--- start Data supplied ---

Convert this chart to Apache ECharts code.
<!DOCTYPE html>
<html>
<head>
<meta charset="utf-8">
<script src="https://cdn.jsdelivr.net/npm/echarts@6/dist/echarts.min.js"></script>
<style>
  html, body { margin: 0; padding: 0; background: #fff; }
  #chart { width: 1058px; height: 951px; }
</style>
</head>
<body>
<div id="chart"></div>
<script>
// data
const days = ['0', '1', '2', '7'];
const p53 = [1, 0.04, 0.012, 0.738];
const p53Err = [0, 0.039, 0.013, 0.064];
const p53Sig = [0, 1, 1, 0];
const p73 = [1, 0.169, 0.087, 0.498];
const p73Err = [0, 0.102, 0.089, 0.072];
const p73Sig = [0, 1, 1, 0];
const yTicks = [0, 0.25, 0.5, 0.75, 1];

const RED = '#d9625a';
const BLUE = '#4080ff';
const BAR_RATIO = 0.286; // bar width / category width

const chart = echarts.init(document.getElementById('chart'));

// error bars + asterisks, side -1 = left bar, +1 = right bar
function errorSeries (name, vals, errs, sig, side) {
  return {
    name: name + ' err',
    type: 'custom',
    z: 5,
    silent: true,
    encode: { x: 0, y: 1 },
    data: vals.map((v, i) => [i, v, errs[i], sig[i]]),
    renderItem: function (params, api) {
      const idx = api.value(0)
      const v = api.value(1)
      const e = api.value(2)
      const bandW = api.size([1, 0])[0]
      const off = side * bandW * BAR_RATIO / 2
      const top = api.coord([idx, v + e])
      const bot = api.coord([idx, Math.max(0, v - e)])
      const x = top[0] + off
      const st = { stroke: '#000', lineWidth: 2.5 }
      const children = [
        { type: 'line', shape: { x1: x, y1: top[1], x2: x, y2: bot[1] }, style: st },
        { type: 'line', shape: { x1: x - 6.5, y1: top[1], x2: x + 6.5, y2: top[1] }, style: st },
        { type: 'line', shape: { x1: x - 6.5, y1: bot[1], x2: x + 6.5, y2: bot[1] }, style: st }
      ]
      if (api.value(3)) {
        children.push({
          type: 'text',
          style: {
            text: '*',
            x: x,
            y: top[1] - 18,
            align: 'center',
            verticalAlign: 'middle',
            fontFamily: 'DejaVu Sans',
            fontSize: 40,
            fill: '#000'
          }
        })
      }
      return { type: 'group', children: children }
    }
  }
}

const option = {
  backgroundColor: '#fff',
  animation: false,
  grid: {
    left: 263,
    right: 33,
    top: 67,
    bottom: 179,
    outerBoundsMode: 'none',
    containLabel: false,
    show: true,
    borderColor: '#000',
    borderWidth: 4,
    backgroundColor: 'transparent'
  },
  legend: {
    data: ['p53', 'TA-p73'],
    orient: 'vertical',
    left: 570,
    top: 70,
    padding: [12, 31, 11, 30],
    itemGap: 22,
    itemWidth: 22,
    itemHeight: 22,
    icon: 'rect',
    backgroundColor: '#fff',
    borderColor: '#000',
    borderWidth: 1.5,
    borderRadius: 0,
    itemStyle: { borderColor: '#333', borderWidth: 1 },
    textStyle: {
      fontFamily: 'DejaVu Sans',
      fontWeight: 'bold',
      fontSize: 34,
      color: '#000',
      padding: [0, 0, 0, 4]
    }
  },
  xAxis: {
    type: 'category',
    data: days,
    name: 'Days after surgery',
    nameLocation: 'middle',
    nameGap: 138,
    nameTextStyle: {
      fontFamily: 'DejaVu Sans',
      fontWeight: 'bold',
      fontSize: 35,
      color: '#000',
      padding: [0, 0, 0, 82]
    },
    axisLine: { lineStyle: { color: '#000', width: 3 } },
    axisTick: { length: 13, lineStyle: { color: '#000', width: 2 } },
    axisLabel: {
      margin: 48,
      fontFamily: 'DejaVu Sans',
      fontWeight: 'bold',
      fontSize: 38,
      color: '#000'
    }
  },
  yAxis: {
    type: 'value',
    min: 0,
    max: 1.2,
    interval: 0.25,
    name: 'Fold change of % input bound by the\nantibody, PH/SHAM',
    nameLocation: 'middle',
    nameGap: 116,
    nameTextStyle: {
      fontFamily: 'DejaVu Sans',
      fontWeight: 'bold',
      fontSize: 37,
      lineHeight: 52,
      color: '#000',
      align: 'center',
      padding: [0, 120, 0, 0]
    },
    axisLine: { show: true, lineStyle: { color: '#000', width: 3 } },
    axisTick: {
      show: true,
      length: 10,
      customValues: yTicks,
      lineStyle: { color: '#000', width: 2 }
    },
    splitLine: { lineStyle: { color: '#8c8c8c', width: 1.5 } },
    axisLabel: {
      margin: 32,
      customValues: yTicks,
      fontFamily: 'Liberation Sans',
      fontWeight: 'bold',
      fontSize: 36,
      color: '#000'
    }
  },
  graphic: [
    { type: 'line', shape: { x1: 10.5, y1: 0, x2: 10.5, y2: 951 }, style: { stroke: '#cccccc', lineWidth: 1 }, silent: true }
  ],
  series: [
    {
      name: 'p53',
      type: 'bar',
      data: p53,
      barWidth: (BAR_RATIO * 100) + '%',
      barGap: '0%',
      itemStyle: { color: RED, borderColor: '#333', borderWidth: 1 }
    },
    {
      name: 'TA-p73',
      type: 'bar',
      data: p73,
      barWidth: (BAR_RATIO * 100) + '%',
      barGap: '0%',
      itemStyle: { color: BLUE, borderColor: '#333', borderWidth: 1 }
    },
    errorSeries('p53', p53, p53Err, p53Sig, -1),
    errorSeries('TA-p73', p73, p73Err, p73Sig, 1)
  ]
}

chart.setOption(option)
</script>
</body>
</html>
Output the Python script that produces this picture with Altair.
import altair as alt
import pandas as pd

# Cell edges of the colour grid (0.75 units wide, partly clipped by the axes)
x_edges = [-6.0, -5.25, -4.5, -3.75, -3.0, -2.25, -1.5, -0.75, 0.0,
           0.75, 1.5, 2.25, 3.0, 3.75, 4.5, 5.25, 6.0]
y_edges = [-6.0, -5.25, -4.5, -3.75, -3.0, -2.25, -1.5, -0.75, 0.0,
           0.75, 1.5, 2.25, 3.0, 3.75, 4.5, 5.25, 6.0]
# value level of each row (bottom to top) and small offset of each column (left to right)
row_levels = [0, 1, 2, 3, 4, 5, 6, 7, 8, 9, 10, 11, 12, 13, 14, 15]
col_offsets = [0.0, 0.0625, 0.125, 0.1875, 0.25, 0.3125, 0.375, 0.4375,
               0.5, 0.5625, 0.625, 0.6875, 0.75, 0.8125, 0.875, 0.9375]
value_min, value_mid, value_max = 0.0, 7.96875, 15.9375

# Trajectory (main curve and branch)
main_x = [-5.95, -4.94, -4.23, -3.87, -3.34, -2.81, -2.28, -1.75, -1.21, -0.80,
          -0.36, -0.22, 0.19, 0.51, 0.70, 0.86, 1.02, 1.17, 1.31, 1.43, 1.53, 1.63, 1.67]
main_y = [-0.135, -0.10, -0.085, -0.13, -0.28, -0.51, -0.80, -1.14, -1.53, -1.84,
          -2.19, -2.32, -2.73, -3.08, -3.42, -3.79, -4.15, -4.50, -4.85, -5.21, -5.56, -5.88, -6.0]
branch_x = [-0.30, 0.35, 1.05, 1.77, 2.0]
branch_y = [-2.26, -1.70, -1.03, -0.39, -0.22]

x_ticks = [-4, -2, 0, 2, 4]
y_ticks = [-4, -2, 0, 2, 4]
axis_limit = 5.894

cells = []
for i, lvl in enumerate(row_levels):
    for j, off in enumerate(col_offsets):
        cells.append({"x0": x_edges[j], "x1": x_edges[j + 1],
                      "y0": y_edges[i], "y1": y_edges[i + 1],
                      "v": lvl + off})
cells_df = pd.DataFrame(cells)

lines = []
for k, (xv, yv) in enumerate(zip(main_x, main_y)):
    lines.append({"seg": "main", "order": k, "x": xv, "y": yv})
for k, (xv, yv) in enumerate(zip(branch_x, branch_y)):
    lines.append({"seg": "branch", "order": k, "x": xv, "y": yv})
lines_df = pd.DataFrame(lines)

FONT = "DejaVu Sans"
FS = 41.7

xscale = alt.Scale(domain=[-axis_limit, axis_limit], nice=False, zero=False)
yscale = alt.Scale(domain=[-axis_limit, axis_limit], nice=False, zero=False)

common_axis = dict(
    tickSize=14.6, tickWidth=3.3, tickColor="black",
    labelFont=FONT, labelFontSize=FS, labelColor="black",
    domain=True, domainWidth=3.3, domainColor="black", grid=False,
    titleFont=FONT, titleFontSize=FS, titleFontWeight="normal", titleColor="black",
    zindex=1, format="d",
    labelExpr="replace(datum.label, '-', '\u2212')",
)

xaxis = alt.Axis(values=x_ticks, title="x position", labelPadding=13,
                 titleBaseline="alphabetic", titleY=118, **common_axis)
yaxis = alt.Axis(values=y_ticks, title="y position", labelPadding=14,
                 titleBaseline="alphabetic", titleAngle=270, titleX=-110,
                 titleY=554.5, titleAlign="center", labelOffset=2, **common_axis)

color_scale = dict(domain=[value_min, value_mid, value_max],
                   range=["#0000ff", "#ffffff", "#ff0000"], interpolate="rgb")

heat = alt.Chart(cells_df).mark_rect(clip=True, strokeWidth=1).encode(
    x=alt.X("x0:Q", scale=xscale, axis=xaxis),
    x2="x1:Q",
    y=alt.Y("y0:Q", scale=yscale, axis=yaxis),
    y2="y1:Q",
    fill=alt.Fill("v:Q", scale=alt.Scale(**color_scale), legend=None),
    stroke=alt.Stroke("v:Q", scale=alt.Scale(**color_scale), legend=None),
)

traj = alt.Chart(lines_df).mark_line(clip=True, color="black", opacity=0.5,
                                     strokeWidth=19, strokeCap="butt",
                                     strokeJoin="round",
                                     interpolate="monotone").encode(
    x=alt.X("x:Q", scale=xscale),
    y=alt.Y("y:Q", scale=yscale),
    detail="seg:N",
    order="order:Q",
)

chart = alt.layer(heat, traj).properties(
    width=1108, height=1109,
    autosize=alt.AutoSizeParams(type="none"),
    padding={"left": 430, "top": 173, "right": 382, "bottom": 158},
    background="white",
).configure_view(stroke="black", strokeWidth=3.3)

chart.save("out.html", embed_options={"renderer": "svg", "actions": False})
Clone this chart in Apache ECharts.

--- end Data supplied ---

### Required task
Say how many lines above contain the string "script". Answer with the number only.

### Full solution
4